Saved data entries
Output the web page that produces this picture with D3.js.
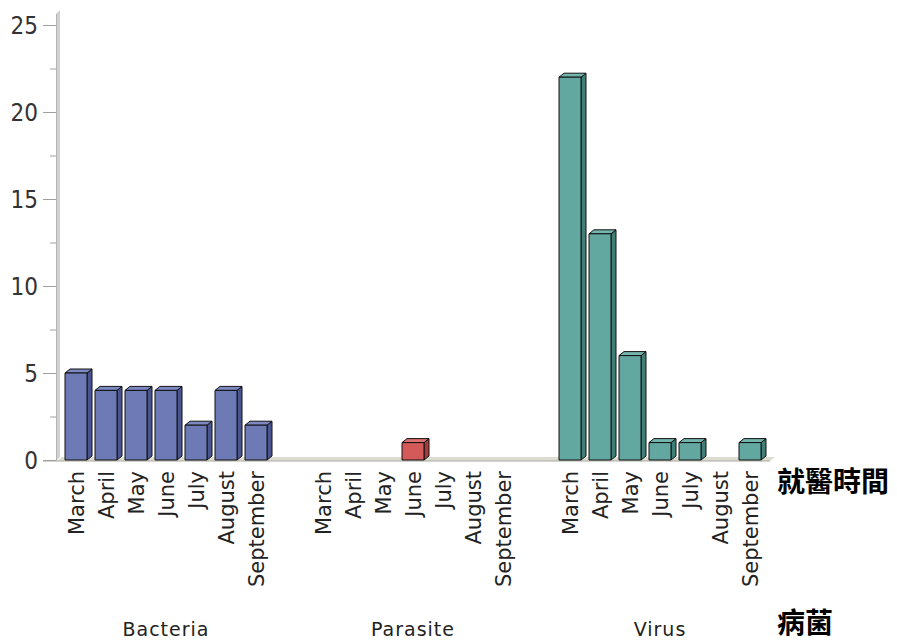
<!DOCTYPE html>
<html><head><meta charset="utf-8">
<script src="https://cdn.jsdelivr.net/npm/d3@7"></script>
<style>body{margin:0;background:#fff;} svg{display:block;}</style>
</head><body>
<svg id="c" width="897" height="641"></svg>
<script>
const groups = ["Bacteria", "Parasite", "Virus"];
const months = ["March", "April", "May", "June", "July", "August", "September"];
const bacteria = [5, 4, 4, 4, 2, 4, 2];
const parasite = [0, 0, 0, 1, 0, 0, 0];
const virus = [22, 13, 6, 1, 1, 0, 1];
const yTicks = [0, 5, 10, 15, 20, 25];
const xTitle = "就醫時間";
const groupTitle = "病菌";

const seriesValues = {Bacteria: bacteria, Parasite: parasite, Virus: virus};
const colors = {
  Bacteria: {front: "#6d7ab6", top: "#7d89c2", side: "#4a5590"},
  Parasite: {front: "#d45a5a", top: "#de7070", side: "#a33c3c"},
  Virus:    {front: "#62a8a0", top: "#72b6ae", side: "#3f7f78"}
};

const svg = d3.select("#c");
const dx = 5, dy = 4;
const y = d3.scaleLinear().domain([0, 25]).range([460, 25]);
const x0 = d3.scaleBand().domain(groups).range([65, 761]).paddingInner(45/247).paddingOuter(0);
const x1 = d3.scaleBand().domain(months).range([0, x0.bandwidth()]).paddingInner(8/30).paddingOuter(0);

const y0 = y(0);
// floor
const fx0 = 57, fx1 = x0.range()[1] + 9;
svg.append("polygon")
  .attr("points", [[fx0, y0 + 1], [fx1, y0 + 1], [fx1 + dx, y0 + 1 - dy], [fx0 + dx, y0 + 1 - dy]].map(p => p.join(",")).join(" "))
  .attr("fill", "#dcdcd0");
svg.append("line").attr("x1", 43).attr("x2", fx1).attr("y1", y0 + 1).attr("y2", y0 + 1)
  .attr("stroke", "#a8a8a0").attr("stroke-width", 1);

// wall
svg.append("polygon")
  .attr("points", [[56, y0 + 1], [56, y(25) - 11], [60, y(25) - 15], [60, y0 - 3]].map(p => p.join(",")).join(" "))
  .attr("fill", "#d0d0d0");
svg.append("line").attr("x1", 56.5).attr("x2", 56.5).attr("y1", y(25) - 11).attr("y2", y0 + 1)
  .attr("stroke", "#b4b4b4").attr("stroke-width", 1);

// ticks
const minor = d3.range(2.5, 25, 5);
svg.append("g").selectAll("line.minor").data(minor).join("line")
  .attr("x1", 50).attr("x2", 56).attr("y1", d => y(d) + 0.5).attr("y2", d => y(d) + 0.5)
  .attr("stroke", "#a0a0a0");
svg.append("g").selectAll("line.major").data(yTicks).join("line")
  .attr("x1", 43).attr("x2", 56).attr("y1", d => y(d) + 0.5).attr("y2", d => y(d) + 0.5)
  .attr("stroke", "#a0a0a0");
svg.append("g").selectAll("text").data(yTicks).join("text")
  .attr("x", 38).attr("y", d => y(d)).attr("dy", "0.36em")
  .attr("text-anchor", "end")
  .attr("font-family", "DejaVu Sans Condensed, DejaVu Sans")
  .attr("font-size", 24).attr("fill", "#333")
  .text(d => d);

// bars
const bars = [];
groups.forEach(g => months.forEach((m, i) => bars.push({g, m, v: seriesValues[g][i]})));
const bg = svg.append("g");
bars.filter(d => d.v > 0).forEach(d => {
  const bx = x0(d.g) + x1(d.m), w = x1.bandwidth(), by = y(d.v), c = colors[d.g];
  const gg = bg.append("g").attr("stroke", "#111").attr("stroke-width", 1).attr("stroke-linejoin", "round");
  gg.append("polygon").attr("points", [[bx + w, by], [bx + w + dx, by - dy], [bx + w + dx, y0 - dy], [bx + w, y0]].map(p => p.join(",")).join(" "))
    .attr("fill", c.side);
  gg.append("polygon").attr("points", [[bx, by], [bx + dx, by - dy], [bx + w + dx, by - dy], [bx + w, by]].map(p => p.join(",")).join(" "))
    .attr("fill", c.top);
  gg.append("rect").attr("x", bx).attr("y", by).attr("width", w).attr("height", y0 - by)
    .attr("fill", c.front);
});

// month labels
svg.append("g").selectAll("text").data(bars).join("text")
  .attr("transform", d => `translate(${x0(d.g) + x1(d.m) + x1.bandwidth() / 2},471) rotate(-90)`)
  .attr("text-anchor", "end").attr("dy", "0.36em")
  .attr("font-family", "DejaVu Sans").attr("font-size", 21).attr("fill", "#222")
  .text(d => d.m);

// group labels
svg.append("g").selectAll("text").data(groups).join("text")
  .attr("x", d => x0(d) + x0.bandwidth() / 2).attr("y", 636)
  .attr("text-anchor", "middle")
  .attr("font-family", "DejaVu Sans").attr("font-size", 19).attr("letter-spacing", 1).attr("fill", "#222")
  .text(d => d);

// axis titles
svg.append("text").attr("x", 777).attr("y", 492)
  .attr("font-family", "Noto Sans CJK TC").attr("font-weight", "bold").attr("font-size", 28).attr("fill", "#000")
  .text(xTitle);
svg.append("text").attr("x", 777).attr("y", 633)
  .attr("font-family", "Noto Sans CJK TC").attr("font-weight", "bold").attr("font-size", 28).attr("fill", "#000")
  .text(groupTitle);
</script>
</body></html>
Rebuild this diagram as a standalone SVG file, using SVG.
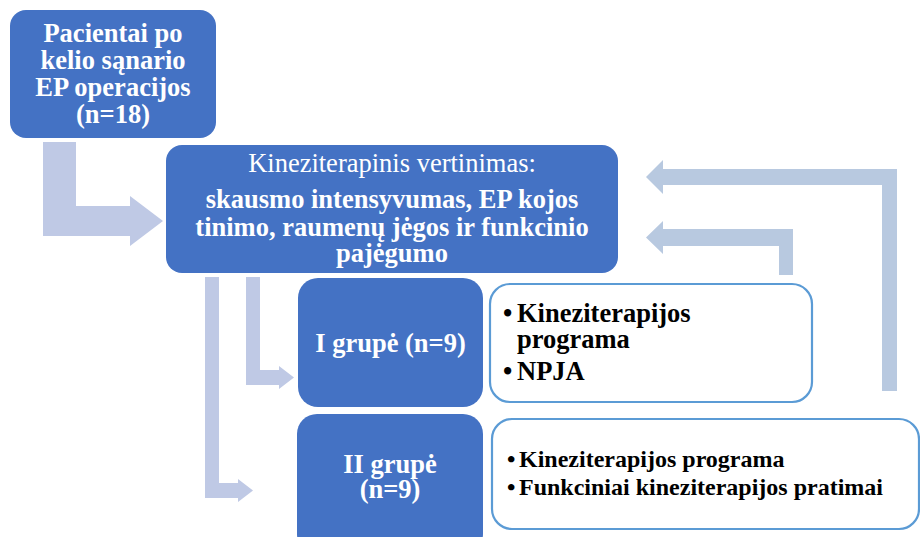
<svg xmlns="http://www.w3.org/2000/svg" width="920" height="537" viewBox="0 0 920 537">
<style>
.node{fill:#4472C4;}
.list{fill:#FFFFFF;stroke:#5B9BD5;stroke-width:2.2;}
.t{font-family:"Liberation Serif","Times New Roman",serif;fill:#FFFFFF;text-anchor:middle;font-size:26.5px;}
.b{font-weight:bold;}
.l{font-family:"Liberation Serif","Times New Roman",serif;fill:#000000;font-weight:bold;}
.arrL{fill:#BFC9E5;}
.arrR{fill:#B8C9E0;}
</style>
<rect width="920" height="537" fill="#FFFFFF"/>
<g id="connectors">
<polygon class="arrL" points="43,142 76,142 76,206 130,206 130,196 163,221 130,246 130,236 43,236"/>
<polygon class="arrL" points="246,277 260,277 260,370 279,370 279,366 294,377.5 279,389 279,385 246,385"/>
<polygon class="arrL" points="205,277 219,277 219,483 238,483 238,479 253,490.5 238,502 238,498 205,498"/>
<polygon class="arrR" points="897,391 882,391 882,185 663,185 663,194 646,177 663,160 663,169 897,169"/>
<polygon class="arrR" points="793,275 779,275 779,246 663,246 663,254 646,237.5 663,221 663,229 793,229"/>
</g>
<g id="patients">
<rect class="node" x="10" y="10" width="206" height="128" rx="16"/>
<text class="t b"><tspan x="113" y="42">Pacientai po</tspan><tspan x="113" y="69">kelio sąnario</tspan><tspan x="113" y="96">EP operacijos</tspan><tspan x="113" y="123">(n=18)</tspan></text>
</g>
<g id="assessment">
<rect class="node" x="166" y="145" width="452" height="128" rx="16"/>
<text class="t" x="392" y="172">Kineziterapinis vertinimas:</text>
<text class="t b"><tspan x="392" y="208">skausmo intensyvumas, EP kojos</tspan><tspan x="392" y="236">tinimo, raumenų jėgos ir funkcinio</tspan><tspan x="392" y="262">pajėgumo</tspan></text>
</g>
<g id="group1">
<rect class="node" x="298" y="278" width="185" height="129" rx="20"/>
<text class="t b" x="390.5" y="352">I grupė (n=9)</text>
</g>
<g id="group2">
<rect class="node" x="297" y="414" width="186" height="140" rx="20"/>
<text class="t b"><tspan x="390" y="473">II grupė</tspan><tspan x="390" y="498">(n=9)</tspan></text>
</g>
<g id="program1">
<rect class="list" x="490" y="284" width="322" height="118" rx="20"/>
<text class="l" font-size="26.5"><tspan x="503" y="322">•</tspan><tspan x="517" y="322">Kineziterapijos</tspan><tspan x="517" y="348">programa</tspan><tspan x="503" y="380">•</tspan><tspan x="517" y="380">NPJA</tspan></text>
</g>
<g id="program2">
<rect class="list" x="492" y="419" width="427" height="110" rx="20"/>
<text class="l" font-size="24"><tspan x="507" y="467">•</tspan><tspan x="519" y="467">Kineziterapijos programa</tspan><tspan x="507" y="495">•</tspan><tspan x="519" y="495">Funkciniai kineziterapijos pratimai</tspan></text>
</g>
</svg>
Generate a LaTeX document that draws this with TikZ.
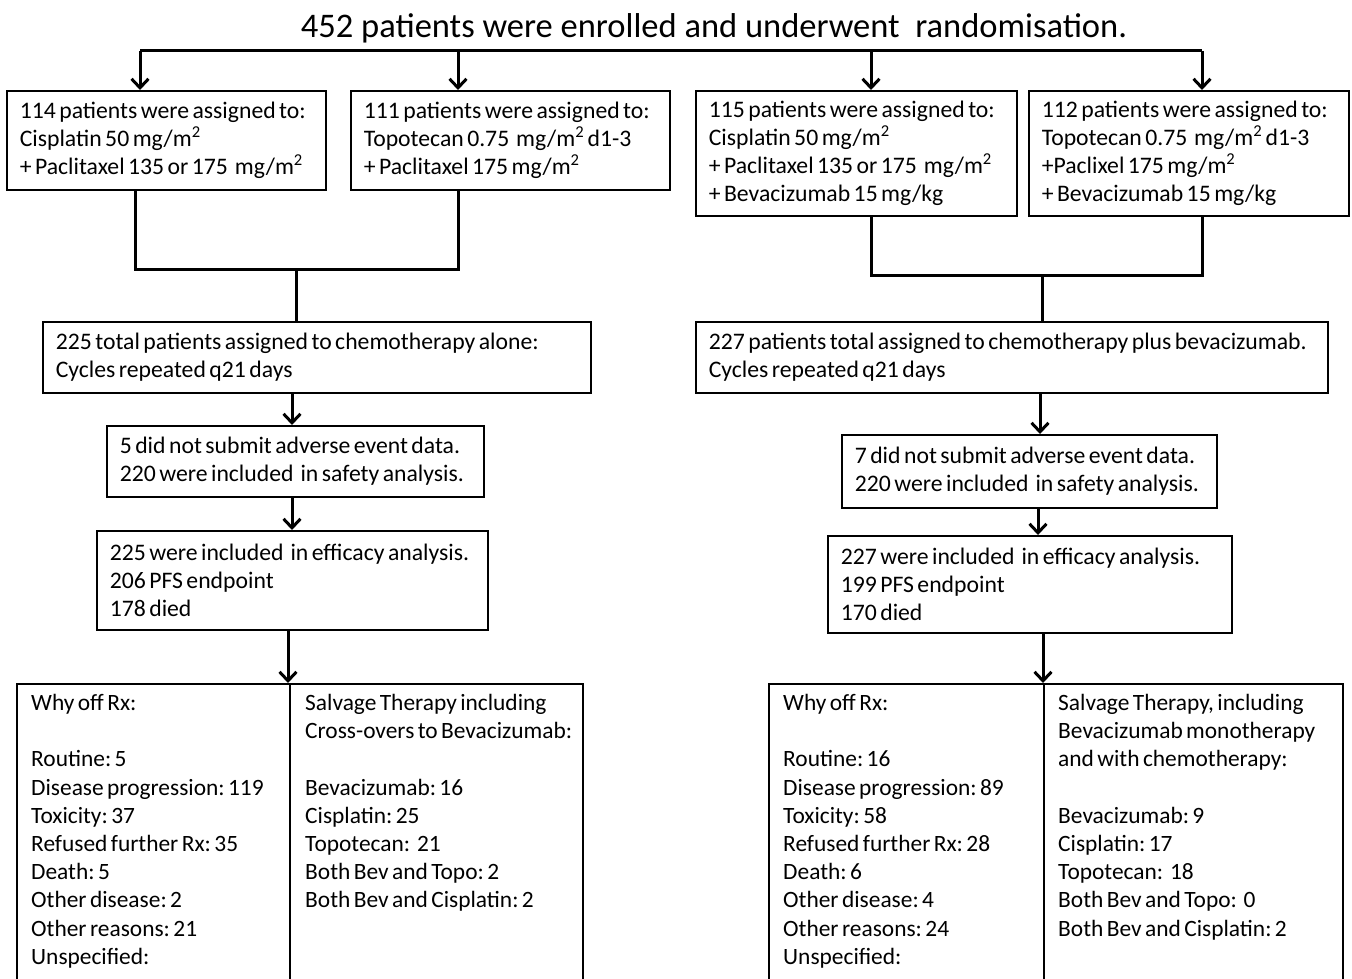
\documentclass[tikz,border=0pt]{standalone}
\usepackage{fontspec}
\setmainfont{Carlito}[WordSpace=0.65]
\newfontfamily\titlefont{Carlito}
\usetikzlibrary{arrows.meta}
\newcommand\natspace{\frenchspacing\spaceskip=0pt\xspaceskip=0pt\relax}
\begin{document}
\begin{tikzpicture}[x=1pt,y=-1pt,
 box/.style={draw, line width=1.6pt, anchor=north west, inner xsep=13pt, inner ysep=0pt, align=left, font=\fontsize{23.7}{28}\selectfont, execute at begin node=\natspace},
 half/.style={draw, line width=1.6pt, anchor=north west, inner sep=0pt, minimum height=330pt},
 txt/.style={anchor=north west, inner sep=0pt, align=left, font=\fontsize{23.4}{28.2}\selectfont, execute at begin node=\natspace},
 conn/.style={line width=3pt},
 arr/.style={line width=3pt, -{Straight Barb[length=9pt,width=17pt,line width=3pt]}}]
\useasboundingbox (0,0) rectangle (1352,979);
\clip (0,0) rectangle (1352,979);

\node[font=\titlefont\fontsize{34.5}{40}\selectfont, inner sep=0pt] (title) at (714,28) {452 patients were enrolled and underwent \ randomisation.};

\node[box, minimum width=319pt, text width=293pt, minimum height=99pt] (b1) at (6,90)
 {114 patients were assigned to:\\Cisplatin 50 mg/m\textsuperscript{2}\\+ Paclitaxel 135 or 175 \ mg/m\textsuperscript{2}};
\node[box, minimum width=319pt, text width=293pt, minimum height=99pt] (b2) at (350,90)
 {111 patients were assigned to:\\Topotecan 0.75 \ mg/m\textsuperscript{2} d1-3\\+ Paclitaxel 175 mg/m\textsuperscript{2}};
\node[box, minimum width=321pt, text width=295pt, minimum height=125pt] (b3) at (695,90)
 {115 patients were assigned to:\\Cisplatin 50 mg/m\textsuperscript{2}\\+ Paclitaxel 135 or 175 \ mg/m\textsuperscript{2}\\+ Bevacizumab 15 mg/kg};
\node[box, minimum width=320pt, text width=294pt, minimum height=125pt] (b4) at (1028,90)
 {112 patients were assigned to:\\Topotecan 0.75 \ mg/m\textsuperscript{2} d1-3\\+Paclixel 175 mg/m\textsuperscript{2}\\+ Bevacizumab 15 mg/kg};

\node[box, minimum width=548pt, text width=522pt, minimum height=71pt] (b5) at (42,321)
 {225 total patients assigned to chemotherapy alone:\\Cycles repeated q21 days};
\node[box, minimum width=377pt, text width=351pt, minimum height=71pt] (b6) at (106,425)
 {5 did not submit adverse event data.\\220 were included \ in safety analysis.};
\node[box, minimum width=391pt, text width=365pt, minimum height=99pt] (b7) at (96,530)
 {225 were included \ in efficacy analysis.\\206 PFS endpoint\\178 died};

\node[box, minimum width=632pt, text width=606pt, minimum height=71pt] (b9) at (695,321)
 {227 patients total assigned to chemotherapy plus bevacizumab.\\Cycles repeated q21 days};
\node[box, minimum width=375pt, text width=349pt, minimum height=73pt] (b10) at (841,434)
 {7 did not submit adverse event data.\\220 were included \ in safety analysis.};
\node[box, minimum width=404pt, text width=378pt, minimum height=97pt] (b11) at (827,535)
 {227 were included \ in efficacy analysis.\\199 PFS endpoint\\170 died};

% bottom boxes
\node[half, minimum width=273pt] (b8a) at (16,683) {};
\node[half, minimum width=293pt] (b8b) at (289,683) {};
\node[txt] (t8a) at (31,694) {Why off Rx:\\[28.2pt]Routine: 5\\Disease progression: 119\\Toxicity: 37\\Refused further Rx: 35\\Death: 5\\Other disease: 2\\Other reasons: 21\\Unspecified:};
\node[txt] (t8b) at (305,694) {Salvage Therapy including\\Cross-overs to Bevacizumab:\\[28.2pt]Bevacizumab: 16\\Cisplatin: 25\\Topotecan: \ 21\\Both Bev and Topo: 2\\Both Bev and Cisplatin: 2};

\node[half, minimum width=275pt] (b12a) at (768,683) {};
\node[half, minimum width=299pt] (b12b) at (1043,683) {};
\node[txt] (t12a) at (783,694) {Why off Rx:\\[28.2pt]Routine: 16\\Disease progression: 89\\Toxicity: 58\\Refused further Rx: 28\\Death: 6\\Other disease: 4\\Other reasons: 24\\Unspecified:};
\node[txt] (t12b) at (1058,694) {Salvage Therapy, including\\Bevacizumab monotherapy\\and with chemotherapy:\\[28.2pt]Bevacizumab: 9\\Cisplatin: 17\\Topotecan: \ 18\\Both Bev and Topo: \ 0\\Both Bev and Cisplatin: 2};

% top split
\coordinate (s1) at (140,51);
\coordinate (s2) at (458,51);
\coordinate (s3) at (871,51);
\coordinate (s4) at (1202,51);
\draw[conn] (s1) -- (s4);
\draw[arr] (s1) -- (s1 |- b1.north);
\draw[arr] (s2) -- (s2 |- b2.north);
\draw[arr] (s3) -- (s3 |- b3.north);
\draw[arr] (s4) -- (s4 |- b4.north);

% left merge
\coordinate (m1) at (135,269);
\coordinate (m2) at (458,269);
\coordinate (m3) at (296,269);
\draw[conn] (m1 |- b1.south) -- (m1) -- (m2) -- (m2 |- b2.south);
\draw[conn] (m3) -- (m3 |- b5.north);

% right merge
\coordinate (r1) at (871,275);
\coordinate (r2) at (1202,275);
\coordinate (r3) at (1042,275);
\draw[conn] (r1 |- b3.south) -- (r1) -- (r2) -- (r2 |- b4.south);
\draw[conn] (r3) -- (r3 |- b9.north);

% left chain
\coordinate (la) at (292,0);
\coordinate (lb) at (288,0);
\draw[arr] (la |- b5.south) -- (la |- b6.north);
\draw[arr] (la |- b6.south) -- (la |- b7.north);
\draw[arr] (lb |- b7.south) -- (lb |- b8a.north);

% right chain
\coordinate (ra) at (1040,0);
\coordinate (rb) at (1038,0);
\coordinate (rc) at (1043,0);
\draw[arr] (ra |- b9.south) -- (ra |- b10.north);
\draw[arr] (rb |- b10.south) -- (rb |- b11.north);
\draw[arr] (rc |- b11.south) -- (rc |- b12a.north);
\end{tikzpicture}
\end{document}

### What to work on
Give again, exactly as written, only the lines that start at the one with "Generate a LaTeX" and end at the one with "inner sep=0pt] (title)", both included. Skip any pictures.

### Worked solution
Generate a LaTeX document that draws this with TikZ.
\documentclass[tikz,border=0pt]{standalone}
\usepackage{fontspec}
\setmainfont{Carlito}[WordSpace=0.65]
\newfontfamily\titlefont{Carlito}
\usetikzlibrary{arrows.meta}
\newcommand\natspace{\frenchspacing\spaceskip=0pt\xspaceskip=0pt\relax}
\begin{document}
\begin{tikzpicture}[x=1pt,y=-1pt,
 box/.style={draw, line width=1.6pt, anchor=north west, inner xsep=13pt, inner ysep=0pt, align=left, font=\fontsize{23.7}{28}\selectfont, execute at begin node=\natspace},
 half/.style={draw, line width=1.6pt, anchor=north west, inner sep=0pt, minimum height=330pt},
 txt/.style={anchor=north west, inner sep=0pt, align=left, font=\fontsize{23.4}{28.2}\selectfont, execute at begin node=\natspace},
 conn/.style={line width=3pt},
 arr/.style={line width=3pt, -{Straight Barb[length=9pt,width=17pt,line width=3pt]}}]
\useasboundingbox (0,0) rectangle (1352,979);
\clip (0,0) rectangle (1352,979);

\node[font=\titlefont\fontsize{34.5}{40}\selectfont, inner sep=0pt] (title) at (714,28) {452 patients were enrolled and underwent \ randomisation.};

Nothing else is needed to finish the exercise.